Certains éléments du film semblent inscrire le film dans les années 1990...
L'époque à laquelle il se passe n'est pas précisée, je dis seulement que l'histoire est postérieure à 1968 – parce qu'en 1968, quelque chose s'est brisé dont il a fallu recoller les morceaux. Cela dit, ce récit concerne le présent, car le moment est venu de pardonner. Je voulais suivre l'aînée des filles jusqu'au moment où elle arrive à ressentir de la tendresse pour elle-même et pour sa propre histoire. La tendresse est autre chose que l'exaltation ou la rage. La tendresse lui permet de faire un pas en avant.
Le personnage du père est dur, autoritaire, mais en même temps plein d'amour pour sa fille, qu'il essaie à sa manière de protéger.
Wolfgang sait tout à fait ce qu'il veut dire, mais il est enfermé dans une prison linguistique, parce qu'il ne parle bien ni l'italien, ni le français, une langue qu'il utilise parfois avec sa femme, et cela le rend agressif.

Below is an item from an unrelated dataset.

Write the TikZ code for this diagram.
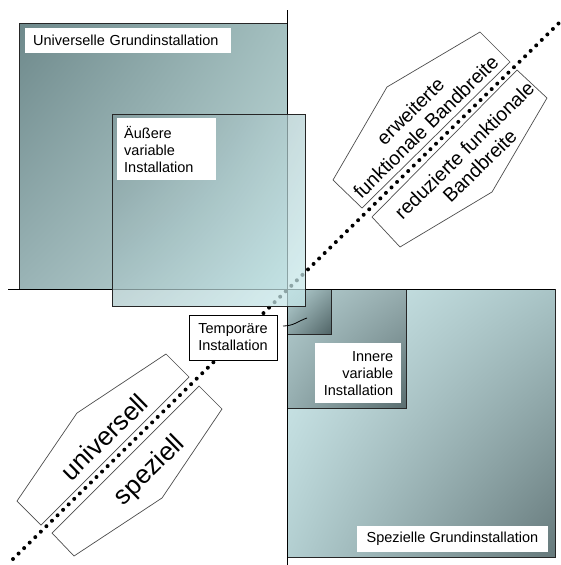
\documentclass[tikz,border=0pt]{standalone}
\usepackage{fontspec}
\setmainfont{Liberation Sans}
\usetikzlibrary{shadings}
\definecolor{ugUL}{RGB}{110,137,139}
\definecolor{ugUR}{RGB}{164,192,192}
\definecolor{ugLL}{RGB}{154,180,182}
\definecolor{ugLR}{RGB}{194,220,220}
\definecolor{sgUL}{RGB}{212,238,240}
\definecolor{sgUR}{RGB}{169,196,198}
\definecolor{sgLL}{RGB}{179,207,209}
\definecolor{sgLR}{RGB}{102,121,123}
\definecolor{ivUL}{RGB}{181,207,209}
\definecolor{ivUR}{RGB}{150,172,174}
\definecolor{ivLL}{RGB}{150,174,176}
\definecolor{ivLR}{RGB}{90,110,112}
\definecolor{tpUL}{RGB}{184,212,214}
\definecolor{tpMD}{RGB}{138,162,164}
\definecolor{tpLR}{RGB}{80,100,102}
\definecolor{avUL}{RGB}{128,152,154}
\definecolor{avUR}{RGB}{180,208,210}
\definecolor{avLL}{RGB}{172,200,202}
\definecolor{avLR}{RGB}{200,234,236}
\begin{document}
\begin{tikzpicture}[x=1pt,y=-1pt,
  axisline/.style={black,line width=0.8pt},
  boxborder/.style={draw=black!85,line width=0.9pt},
  lbl/.style={fill=white,font=\fontsize{14.5}{17}\selectfont,inner ysep=3pt},
  hexline/.style={draw=black!70,line width=0.7pt},
  rotlbl/.style={rotate=44.5,align=center,inner sep=0pt},
  dotline/.style={line width=4pt,line cap=round,dash pattern=on 0pt off 7.8pt}]
\useasboundingbox (0,0) rectangle (561,565);
% Universelle Grundinstallation
\shade[upper left=ugUL,upper right=ugUR,lower left=ugLL,lower right=ugLR]
  (19,23) rectangle (287,289);
\draw[boxborder] (19,289) -- (19,23) -- (287,23);
% Spezielle Grundinstallation
\shade[upper left=sgUL,upper right=sgUR,lower left=sgLL,lower right=sgLR]
  (287,289) rectangle (555,557);
\draw[boxborder] (287,557) -- (555,557) -- (555,289);
% Innere variable Installation
\shade[upper left=ivUL,upper right=ivUR,lower left=ivLL,lower right=ivLR]
  (287,289) rectangle (406,408);
\draw[boxborder] (287,408) -- (406,408) -- (406,289);
% Temporaere Installation (small box)
\shade[upper left=tpUL,upper right=tpMD,lower left=tpMD,lower right=tpLR]
  (287,289) rectangle (331,334);
\draw[boxborder] (287,334) -- (331,334) -- (331,289);
% axes
\draw[axisline] (287,10) -- (287,565);
\draw[axisline] (8,289) -- (555,289);
% dotted diagonal
\coordinate (dA) at (13,559);
\coordinate (dB) at (559,23);
\draw[dotline] (dA) -- (dB);
% Aeussere variable Installation (translucent)
\shade[fill opacity=0.72,upper left=avUL,upper right=avUR,lower left=avLL,lower right=avLR]
  (112,114) rectangle (305,306);
\draw[boxborder] (112,306) -- (112,114) -- (305,114) -- (305,306) -- cycle;
% labels
\node[lbl,anchor=north west,text width=190pt,inner xsep=8pt,minimum height=25pt,align=left] (uglabel) at (25,28) {Universelle Grundinstallation};
\node[lbl,anchor=north west,text width=85pt,inner xsep=7pt,minimum height=62pt,align=left] (avlabel) at (117,118) {Äußere\\variable\\Installation};
\node[lbl,draw=black,line width=0.9pt,minimum width=88pt,minimum height=45pt,align=center] (templabel) at (233,337.5) {Temporäre\\Installation};
\node[lbl,anchor=north west,text width=70pt,inner xsep=8pt,minimum height=60pt,align=right] (ivlabel) at (315,343) {Innere\\variable\\Installation};
\node[lbl,minimum width=191pt,minimum height=26pt] (sglabel) at (452.5,539) {Spezielle Grundinstallation};
% small connector of the temporary installation
\coordinate (tA) at (283,326);
\coordinate (tB) at (307,318);
\draw[black,line width=0.8pt] (tA) .. controls (294,326) and (298,321) .. (tB);
% elongated hexagons
\draw[hexline] (510,62) -- (480,32) -- (387,87) -- (333,180) -- (362,208) -- cycle;
\draw[hexline] (517,70) -- (547,98) -- (492,192) -- (400,247) -- (372,217) -- cycle;
\draw[hexline] (189,377) -- (166,354) -- (77,413) -- (17,501) -- (41,525) -- cycle;
\draw[hexline] (199,386) -- (222,409) -- (162,498) -- (74,556) -- (52,533) -- cycle;
% rotated texts
\node[rotlbl,font=\fontsize{19.5}{22}\selectfont] (erw) at (418,119) {erweiterte\\funktionale Bandbreite};
\node[rotlbl,font=\fontsize{19.5}{22}\selectfont] (red) at (472,158) {reduzierte funktionale\\Bandbreite};
\node[rotlbl,font=\fontsize{26}{30}\selectfont] (univ) at (104,437) {universell};
\node[rotlbl,font=\fontsize{26}{30}\selectfont] (spez) at (150,471) {speziell};
\end{tikzpicture}
\end{document}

Il porte en lui une grande solitude. Je voulais me pencher sur les contradictions de cet homme et de ce coin de l'Italie, mais le pouvoir des images n'est-il pas justement celui de montrer les contradictions sans les annuler.
L’irruption de l'univers de la télévision dans le récit lui fait prendre une direction assez fellinienne, rêveuse et abstraite...
C'est une télévision que je qualifierais d'assez gentille. Elle cause de la souffrance, mais cette souffrance ne vient pas de ce que la télévision est devenue au fil du temps, elle vient de la nature de ce média elle-même. En fait, la télévision est une boîte : elle essaie de mettre les gens dans des cases. Cependant, cette famille n'est pas du genre à se laisser enfermer dans une case. L'équipe de l'émission télévisée n'a pas des intentions méchantes, c'est le média lui-même qui est méchant et qui emprisonne.
Pourquoi avez-vous choisi Monica Bellucci pour incarner la présentatrice de cette émission de télévision ?
Il était difficile d'imaginer quelqu'un d'autre dans ce rôle ! Il fallait que ce soit une incontestable icône qui arrive dans le village où nous avons tourné, avec beaucoup d'acteurs non professionnels. Pour tous, sa présence avait une signification claire. Et puis, Monica est une femme qui a un grand sens de l'autodérision.